Written problem
Leave out any pictures and transcribe all other data below exactly.

Available data
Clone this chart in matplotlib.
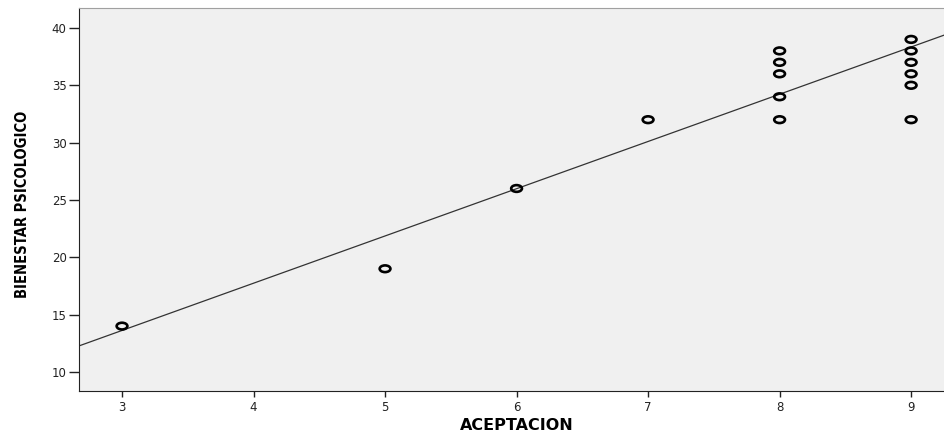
import numpy as np
import matplotlib
matplotlib.use("Agg")
import matplotlib.pyplot as plt
from matplotlib.path import Path
from matplotlib.transforms import Affine2D

# datos
aceptacion = [3, 5, 6, 7, 8, 8, 8, 8, 8, 9, 9, 9, 9, 9, 9]
bienestar = [14, 19, 26, 32, 32, 34, 36, 37, 38, 32, 35, 36, 37, 38, 39]
# recta de ajuste
pendiente = 4.12
intercepto = 1.26

plt.rcParams['font.family'] = ['DejaVu Sans']

fig = plt.figure(figsize=(9.44, 4.32), dpi=100)
ax = fig.add_axes([0.0837, 0.0949, 0.9163, 0.8866])
ax.set_facecolor('#f0f0f0')

# marcador ovalado como en SPSS
ovalo = Path.unit_circle().transformed(Affine2D().scale(1.6, 1.0))
ax.scatter(aceptacion, bienestar, marker=ovalo, s=60, facecolors='none',
           edgecolors='black', linewidths=1.9, zorder=3)

x0, x1 = 2.673, 9.25
xs = np.array([x0, x1])
ax.plot(xs, intercepto + pendiente * xs, color='#333333', lw=0.9, zorder=2)

ax.set_xlim(x0, x1)
ax.set_ylim(8.34, 41.74)
ax.set_xticks([3, 4, 5, 6, 7, 8, 9])
ax.set_yticks([10, 15, 20, 25, 30, 35, 40])

ax.spines['right'].set_visible(False)
ax.spines['top'].set_color('#a0a0a0')
ax.spines['left'].set_color('#222222')
ax.spines['bottom'].set_color('#222222')
ax.tick_params(direction='out', width=1, labelsize=8.5, colors='#222222')
ax.tick_params(axis='y', length=7, pad=2)
ax.tick_params(axis='x', length=4, pad=3)

ax.set_xlabel('ACEPTACION', fontsize=11.5, fontweight='bold', va='top')
ax.xaxis.set_label_coords(0.506, -0.07)
ax.set_ylabel('BIENESTAR PSICOLOGICO', fontsize=10.5, fontweight='bold',
              fontstretch='condensed', va='center')
ax.yaxis.set_label_coords(-0.065, 0.486)

fig.savefig('out.png', dpi=100)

Output for this exercise
Clone this chart in matplotlib.
import numpy as np
import matplotlib
matplotlib.use("Agg")
import matplotlib.pyplot as plt
from matplotlib.path import Path
from matplotlib.transforms import Affine2D

# datos
aceptacion = [3, 5, 6, 7, 8, 8, 8, 8, 8, 9, 9, 9, 9, 9, 9]
bienestar = [14, 19, 26, 32, 32, 34, 36, 37, 38, 32, 35, 36, 37, 38, 39]
# recta de ajuste
pendiente = 4.12
intercepto = 1.26

plt.rcParams['font.family'] = ['DejaVu Sans']

fig = plt.figure(figsize=(9.44, 4.32), dpi=100)
ax = fig.add_axes([0.0837, 0.0949, 0.9163, 0.8866])
ax.set_facecolor('#f0f0f0')

# marcador ovalado como en SPSS
ovalo = Path.unit_circle().transformed(Affine2D().scale(1.6, 1.0))
ax.scatter(aceptacion, bienestar, marker=ovalo, s=60, facecolors='none',
           edgecolors='black', linewidths=1.9, zorder=3)

x0, x1 = 2.673, 9.25
xs = np.array([x0, x1])
ax.plot(xs, intercepto + pendiente * xs, color='#333333', lw=0.9, zorder=2)

ax.set_xlim(x0, x1)
ax.set_ylim(8.34, 41.74)
ax.set_xticks([3, 4, 5, 6, 7, 8, 9])
ax.set_yticks([10, 15, 20, 25, 30, 35, 40])

ax.spines['right'].set_visible(False)
ax.spines['top'].set_color('#a0a0a0')
ax.spines['left'].set_color('#222222')
ax.spines['bottom'].set_color('#222222')
ax.tick_params(direction='out', width=1, labelsize=8.5, colors='#222222')
ax.tick_params(axis='y', length=7, pad=2)
ax.tick_params(axis='x', length=4, pad=3)

ax.set_xlabel('ACEPTACION', fontsize=11.5, fontweight='bold', va='top')
ax.xaxis.set_label_coords(0.506, -0.07)
ax.set_ylabel('BIENESTAR PSICOLOGICO', fontsize=10.5, fontweight='bold',
              fontstretch='condensed', va='center')
ax.yaxis.set_label_coords(-0.065, 0.486)

fig.savefig('out.png', dpi=100)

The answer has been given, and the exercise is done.